What is Basic Steel?

James Doehring

Basic steel refers to steel produced in a furnace lined with a basic, rather than acidic, substance. The vast majority of steel produced in industrial societies is made in this way. Insulating the furnace structure from the furnace heat is a central challenge in steel production. Removing impurities from iron mixtures is another challenge in producing steel. Since the 1950s, modern methods of insulating furnace walls with low-pH, or low-acid, substances have been used.

Basic steel is steel produced in a furnace lined with a basic substance instead of an acidic one.
Basic steel is steel produced in a furnace lined with a basic substance instead of an acidic one.

Steel is primarily iron, but contains a small amount of other elements in the mixture. This is desired because it can improve the material properties of the substance, namely the hardness. Carbon is the most common element added to steel, but manganese, chromium, and tungsten are also used. These additions to the base iron are called alloying materials. Steel is much stronger than pure aluminum or iron by themselves, but it must be manufactured in particular ways.
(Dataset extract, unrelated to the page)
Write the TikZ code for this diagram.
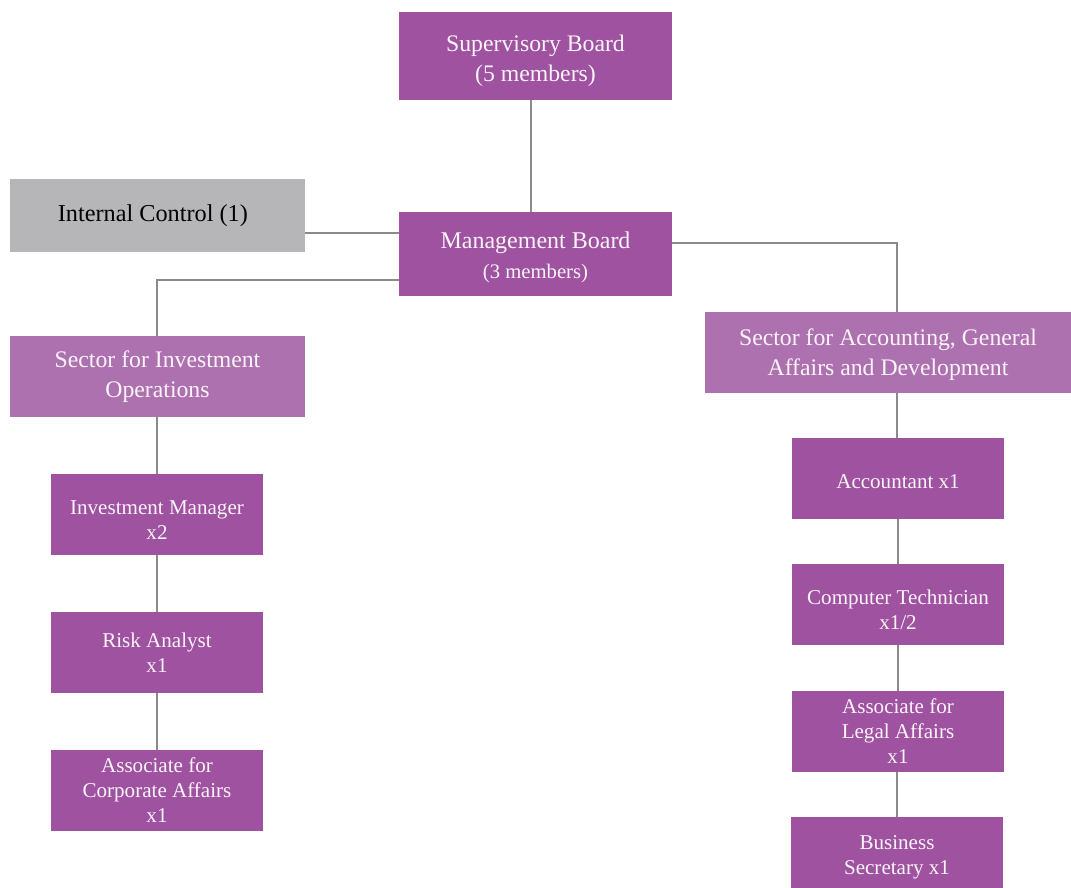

During the Second Industrial Revolution, the Bessemer process for mass-producing steel was discovered and broadly applied. The chief innovation in the process was the ability to remove impurities from molten iron by blowing air through it. Excess silicon, manganese, and carbon are oxidized by the air and can then escape from the substance.

To keep the furnace structure from melting during steelmaking, which can involve very high temperatures, the container is lined with a refractory material. Refractories are substances that retain their physical properties at temperatures higher than 1,000 degrees Fahrenheit (537.77 degrees Celsius). In basic steel production, refractories with a low pH are used. In the Bessemer process, the mineral dolomite was a common low-pH refractory used to line the container when making basic steel.

In 1952, a new steelmaking procedure known as the Linz-Donawitz, or LD, process was developed. Rather than using the Bessemer technique of blowing air through the molten iron, pure oxygen is used instead. Increased oxidation of the iron allows impurities to be removed more effectively. Modern furnaces can convert 350 tons of iron into steel in less than 40 minutes. The LD process of making basic steel also produces less air pollution than the Bessemer process.

Basic refractories allow the removal of sulfur and phosphorous impurities more effectively than acidic refractories. Once oxygen is blown through the iron, impurities either leave as a gas or form a slag that floats to the surface. Oxidized carbon escapes as either carbon monoxide or carbon dioxide. Other impurities form new compounds that separate from the mixture, leaving behind basic steel.